## What is being asked:
Find every line with the word "LaTeX" and report how many there are, without any other text.

==== Data for this task ====

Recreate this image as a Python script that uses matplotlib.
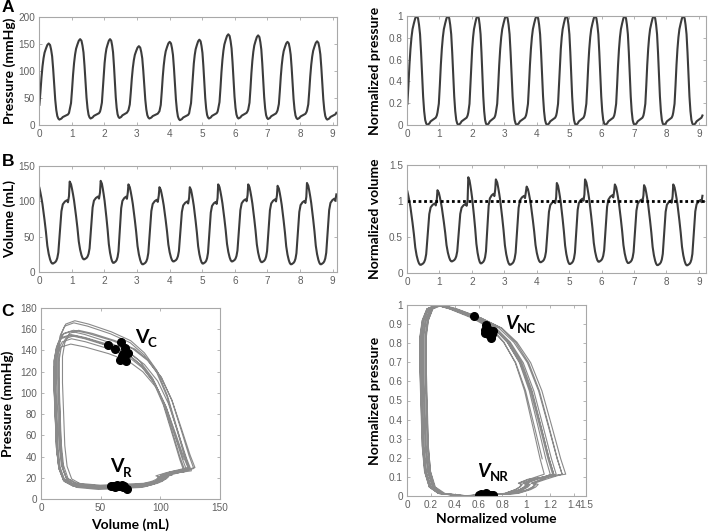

====
==== Data for this task ====

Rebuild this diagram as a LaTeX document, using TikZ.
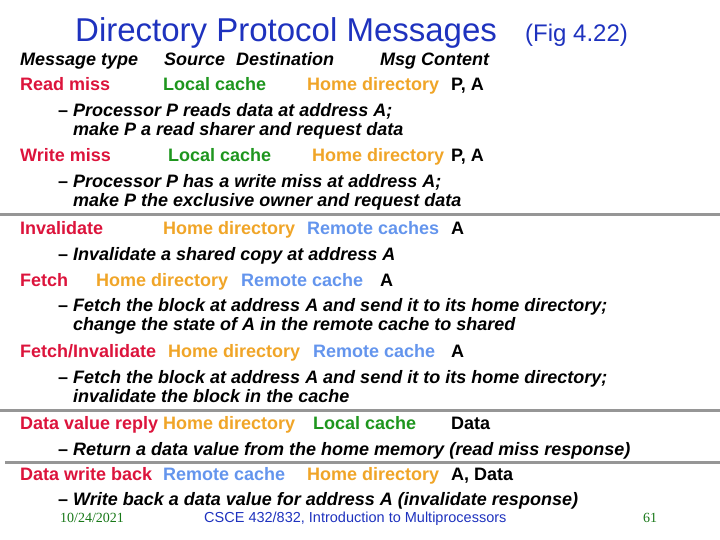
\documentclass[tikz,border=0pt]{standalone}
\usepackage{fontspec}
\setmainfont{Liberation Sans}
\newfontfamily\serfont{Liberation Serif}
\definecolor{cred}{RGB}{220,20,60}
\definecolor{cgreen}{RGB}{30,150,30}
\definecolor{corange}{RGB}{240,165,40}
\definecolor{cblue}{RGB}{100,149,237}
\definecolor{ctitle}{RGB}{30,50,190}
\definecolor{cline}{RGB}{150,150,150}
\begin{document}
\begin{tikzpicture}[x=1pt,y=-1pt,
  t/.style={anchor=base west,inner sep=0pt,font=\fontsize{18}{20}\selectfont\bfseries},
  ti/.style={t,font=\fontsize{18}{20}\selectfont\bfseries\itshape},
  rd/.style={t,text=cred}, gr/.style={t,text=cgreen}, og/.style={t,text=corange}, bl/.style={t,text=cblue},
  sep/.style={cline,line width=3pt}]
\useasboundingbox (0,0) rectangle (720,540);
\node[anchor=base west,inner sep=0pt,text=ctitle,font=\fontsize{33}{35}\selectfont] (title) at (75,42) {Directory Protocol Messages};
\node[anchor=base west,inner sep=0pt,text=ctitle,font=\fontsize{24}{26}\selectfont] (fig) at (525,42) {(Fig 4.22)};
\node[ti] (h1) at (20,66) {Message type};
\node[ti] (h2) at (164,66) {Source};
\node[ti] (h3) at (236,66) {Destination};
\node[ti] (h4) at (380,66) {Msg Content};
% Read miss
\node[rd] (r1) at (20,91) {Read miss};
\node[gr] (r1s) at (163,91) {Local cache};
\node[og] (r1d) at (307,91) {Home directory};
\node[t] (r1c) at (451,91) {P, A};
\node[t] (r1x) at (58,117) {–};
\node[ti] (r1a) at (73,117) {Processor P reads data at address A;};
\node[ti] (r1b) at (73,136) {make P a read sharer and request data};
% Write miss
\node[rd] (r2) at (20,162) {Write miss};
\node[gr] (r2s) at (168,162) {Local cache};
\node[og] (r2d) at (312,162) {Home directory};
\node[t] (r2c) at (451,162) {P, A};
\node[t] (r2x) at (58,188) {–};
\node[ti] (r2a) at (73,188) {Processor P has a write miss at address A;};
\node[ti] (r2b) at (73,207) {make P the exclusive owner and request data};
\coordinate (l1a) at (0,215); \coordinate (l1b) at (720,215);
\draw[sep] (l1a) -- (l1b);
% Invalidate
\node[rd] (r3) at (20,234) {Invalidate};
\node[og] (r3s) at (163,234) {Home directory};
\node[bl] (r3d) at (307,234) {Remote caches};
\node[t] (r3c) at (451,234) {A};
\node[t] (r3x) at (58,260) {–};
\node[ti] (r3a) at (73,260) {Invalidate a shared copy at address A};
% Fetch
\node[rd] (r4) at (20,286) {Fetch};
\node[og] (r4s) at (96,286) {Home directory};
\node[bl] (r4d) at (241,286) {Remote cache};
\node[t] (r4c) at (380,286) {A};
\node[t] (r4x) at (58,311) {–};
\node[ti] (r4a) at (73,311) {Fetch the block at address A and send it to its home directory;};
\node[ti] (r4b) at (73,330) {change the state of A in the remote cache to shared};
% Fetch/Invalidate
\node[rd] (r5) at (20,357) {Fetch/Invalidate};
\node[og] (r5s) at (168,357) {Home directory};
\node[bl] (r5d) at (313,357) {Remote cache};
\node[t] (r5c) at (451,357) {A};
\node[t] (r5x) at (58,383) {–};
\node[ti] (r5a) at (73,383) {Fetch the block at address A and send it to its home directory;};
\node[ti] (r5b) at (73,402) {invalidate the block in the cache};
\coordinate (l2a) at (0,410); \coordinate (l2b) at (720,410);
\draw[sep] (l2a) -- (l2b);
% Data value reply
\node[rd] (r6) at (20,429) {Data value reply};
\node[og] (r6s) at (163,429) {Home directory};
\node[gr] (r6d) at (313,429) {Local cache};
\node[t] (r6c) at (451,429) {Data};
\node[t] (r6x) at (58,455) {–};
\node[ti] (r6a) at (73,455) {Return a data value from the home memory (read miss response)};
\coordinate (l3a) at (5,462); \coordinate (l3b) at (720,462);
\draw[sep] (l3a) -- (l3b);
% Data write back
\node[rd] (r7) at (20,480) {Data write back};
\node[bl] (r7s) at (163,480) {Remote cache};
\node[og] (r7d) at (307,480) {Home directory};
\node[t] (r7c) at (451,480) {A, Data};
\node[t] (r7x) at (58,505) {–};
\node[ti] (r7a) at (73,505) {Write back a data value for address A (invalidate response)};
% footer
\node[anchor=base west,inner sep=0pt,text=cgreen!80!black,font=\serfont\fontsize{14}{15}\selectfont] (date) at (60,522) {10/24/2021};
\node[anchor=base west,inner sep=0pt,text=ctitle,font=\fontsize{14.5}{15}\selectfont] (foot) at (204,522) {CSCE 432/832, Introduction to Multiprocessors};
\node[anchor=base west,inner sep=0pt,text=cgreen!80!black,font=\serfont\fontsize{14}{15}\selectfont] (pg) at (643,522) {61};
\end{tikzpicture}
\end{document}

====
==== Data for this task ====

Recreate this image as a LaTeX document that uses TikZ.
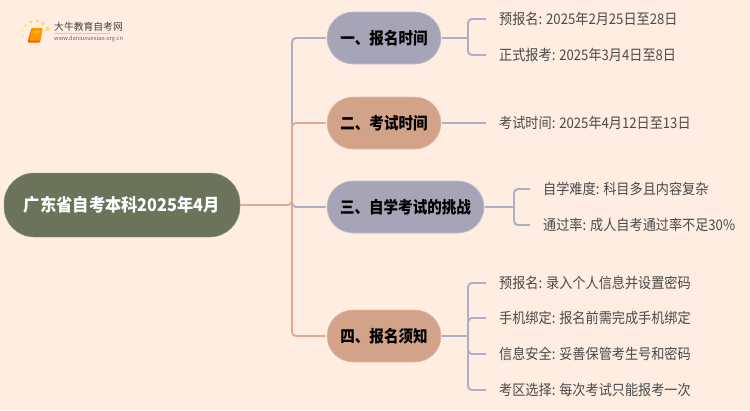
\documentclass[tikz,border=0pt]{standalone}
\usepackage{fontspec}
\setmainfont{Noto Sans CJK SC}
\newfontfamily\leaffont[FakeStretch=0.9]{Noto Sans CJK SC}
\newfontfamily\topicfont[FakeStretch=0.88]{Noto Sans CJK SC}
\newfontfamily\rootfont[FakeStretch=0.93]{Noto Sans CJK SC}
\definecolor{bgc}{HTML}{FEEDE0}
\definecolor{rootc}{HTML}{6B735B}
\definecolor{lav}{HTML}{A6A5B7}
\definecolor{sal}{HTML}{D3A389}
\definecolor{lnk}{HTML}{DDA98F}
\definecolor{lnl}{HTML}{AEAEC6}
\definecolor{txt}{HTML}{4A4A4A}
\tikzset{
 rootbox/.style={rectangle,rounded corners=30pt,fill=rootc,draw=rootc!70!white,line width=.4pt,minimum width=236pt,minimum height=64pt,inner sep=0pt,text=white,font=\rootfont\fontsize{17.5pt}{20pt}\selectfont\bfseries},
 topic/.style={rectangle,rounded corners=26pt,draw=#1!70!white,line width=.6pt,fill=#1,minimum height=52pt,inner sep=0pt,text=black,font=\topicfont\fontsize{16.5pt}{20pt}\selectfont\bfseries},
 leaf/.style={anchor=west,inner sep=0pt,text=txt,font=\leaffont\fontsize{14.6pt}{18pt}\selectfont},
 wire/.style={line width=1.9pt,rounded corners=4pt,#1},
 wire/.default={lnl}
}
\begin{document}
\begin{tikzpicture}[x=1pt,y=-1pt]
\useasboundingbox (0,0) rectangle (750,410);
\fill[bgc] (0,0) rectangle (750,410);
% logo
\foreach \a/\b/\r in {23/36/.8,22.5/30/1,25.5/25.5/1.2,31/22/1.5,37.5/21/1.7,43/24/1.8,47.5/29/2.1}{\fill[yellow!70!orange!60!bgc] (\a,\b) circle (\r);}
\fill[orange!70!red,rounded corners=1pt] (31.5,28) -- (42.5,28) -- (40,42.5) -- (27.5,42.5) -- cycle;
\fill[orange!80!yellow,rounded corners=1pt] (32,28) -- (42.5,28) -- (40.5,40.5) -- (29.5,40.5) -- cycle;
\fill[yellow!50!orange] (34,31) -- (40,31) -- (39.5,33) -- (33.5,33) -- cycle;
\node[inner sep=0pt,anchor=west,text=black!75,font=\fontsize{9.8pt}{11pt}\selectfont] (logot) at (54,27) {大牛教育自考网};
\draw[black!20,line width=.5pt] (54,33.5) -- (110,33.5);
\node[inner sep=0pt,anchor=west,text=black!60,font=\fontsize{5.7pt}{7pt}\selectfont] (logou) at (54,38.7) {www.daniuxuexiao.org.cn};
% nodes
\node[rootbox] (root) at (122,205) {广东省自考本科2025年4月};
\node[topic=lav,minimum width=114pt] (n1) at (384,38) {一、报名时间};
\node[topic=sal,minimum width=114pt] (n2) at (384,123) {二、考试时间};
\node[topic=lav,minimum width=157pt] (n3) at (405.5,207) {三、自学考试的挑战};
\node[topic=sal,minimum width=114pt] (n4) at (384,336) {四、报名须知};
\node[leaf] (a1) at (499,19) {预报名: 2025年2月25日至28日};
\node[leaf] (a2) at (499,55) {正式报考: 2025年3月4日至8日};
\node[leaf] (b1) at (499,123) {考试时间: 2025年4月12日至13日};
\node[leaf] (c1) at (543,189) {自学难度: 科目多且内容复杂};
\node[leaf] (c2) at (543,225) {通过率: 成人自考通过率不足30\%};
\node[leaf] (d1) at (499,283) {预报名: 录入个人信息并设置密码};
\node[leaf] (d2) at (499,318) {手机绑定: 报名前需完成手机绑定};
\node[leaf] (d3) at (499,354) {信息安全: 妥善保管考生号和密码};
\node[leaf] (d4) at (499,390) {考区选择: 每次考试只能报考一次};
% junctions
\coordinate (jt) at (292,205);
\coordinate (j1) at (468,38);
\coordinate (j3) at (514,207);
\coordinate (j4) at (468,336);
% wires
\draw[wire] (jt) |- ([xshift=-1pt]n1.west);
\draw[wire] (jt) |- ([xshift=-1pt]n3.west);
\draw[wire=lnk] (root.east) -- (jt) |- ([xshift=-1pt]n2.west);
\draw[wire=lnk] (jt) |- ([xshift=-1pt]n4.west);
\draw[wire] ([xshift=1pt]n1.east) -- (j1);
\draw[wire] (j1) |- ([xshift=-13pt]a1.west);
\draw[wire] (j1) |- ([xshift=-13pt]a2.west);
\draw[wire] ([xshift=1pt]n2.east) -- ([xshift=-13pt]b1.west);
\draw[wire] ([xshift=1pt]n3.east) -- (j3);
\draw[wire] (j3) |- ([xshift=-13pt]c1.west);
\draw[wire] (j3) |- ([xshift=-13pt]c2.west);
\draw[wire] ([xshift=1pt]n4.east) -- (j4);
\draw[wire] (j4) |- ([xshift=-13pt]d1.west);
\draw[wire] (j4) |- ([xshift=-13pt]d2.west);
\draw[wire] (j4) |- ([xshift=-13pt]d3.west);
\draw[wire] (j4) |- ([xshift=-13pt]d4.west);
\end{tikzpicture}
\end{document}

====

## Solution:
2